Go through the listing and return every line with "that" in it.

*** Supplied information

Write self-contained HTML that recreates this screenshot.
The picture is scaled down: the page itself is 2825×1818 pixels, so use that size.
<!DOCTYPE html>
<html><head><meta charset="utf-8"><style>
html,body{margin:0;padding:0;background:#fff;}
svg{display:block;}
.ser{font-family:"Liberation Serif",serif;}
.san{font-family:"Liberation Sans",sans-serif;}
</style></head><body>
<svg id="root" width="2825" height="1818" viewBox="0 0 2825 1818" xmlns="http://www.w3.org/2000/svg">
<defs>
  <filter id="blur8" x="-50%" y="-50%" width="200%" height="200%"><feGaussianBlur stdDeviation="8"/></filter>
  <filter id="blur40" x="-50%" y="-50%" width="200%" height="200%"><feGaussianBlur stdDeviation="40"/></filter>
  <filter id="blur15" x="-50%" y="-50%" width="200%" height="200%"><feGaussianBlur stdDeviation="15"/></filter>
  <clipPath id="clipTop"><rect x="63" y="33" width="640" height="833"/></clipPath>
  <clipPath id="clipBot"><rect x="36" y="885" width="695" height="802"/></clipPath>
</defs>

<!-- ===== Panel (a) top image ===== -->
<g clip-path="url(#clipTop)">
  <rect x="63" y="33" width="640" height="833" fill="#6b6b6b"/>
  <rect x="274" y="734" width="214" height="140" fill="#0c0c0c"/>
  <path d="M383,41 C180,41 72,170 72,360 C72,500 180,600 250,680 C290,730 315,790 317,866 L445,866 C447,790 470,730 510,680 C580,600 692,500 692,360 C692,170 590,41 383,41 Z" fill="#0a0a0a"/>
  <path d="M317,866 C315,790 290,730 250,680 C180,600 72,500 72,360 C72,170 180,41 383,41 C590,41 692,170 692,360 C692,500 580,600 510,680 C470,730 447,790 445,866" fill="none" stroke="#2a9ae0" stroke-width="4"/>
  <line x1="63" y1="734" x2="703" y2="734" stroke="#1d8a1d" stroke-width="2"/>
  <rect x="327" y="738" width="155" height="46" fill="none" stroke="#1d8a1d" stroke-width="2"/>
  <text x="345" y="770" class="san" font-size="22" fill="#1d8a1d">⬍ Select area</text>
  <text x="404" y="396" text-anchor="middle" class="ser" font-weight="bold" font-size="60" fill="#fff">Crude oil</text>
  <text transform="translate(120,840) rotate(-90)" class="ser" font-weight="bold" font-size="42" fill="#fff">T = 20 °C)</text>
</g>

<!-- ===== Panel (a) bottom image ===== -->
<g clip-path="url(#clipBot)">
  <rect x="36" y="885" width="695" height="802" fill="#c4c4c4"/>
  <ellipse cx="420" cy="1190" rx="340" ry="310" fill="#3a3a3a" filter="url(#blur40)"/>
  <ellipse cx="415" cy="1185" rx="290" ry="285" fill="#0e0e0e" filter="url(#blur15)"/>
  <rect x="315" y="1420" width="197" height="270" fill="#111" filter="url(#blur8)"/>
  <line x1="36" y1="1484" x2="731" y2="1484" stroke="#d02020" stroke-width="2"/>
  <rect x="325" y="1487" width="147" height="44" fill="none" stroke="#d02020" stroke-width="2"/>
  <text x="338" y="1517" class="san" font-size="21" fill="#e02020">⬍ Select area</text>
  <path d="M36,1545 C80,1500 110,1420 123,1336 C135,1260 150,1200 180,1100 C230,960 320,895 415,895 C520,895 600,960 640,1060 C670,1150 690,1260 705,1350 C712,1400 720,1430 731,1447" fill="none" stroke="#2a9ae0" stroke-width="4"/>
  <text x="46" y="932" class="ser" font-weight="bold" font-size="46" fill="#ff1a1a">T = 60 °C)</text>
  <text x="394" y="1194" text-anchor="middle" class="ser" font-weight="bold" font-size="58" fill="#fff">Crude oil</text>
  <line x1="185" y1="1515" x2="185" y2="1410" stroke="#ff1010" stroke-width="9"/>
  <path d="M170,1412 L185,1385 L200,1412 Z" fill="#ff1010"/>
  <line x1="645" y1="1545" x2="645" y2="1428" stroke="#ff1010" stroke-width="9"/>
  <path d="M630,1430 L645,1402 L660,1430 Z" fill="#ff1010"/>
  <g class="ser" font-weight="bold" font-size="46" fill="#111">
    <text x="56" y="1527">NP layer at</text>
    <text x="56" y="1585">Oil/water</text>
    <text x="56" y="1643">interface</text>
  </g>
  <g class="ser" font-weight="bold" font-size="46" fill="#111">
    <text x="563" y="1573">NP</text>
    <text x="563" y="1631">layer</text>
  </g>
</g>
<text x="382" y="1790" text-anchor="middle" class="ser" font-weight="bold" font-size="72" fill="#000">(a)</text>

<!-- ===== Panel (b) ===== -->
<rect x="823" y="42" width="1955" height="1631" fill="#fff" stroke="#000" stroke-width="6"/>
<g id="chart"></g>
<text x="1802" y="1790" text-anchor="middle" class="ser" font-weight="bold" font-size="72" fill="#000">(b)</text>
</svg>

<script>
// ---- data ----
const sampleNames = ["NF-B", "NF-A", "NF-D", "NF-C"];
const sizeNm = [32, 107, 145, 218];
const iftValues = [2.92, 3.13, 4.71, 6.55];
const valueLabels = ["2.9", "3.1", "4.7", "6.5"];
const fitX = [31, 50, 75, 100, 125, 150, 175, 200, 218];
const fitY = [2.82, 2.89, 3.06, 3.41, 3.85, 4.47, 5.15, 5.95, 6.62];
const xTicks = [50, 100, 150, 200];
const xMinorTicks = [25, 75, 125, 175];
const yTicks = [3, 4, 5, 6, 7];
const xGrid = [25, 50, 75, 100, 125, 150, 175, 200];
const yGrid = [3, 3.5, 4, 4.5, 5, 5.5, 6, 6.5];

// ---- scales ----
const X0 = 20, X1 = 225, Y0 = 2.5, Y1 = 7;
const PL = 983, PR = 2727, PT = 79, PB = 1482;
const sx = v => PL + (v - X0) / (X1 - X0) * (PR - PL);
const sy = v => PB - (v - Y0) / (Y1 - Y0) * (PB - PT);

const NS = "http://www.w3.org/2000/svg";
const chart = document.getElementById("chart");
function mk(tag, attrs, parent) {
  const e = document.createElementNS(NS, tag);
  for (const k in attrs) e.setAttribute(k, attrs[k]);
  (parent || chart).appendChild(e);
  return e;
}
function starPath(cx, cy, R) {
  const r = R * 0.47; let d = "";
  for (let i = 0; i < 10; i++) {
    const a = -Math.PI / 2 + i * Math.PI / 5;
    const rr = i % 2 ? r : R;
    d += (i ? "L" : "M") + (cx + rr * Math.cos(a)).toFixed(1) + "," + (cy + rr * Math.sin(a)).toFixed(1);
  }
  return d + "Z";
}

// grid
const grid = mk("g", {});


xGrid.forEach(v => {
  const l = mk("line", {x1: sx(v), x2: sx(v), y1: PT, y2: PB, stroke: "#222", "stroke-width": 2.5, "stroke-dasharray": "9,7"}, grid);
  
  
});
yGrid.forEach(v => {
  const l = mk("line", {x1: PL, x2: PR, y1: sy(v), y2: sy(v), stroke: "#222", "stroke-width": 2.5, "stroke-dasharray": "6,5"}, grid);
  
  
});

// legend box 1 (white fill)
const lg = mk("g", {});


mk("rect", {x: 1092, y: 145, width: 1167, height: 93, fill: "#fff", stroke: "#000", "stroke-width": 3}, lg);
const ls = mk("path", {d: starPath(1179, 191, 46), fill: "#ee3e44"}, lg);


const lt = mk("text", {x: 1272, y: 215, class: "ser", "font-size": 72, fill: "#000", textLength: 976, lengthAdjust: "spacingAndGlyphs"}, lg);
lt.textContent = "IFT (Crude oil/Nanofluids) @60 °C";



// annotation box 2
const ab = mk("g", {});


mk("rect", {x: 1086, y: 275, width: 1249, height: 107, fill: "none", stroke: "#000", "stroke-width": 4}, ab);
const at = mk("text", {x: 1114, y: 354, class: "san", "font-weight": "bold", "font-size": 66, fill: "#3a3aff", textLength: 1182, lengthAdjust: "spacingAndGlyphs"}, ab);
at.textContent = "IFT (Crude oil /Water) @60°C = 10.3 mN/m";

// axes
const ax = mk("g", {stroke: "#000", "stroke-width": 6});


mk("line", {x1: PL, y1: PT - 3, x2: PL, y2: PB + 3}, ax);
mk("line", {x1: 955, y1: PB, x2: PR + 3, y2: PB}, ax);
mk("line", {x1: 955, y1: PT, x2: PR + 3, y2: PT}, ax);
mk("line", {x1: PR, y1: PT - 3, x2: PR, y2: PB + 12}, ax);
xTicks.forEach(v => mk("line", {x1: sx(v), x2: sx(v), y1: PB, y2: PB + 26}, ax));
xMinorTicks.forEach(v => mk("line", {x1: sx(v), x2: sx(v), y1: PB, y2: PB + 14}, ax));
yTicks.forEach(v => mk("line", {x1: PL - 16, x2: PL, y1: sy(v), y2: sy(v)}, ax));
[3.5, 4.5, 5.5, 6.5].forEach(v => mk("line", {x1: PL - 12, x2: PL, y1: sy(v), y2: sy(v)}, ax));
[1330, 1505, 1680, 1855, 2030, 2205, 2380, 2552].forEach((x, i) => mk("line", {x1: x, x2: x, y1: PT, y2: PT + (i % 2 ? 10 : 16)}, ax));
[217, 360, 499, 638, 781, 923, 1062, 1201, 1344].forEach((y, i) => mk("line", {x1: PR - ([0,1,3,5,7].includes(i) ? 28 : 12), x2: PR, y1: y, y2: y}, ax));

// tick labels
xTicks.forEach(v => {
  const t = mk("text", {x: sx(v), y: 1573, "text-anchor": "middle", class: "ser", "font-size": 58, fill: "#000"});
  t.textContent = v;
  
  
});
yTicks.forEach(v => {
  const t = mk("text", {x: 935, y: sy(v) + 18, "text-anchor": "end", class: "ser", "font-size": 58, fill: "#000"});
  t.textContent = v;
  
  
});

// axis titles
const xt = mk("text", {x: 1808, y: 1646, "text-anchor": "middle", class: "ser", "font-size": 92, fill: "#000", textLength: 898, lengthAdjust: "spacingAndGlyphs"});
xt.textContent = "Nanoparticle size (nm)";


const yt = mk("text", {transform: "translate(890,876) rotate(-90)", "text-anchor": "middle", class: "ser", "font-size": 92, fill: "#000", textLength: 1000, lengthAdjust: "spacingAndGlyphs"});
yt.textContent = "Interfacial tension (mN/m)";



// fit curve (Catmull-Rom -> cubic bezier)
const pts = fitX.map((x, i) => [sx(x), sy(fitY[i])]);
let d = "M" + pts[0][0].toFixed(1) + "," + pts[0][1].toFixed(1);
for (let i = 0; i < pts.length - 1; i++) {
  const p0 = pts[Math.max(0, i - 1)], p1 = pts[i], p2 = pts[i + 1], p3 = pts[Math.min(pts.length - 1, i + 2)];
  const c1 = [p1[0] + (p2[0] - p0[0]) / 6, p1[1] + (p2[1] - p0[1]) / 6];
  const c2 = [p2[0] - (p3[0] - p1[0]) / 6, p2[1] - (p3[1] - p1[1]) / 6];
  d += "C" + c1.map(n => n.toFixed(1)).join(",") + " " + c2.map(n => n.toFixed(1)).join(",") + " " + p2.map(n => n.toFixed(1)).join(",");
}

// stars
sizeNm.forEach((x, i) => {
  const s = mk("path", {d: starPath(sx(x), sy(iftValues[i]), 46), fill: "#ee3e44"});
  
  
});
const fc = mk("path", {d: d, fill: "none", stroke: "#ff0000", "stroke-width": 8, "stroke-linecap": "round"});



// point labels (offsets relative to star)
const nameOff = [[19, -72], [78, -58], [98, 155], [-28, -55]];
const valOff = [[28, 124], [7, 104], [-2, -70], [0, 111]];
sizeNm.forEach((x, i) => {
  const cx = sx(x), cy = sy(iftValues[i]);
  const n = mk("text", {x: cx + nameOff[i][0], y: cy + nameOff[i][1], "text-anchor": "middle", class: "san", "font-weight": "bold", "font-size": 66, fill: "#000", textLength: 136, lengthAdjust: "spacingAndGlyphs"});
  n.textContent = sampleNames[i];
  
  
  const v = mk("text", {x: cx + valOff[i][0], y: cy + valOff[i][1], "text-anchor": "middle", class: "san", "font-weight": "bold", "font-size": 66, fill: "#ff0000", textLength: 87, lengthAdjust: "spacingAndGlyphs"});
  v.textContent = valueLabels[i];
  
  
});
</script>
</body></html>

******

-- Result of this task --
Write self-contained HTML that recreates this screenshot.
The picture is scaled down: the page itself is 2825×1818 pixels, so use that size.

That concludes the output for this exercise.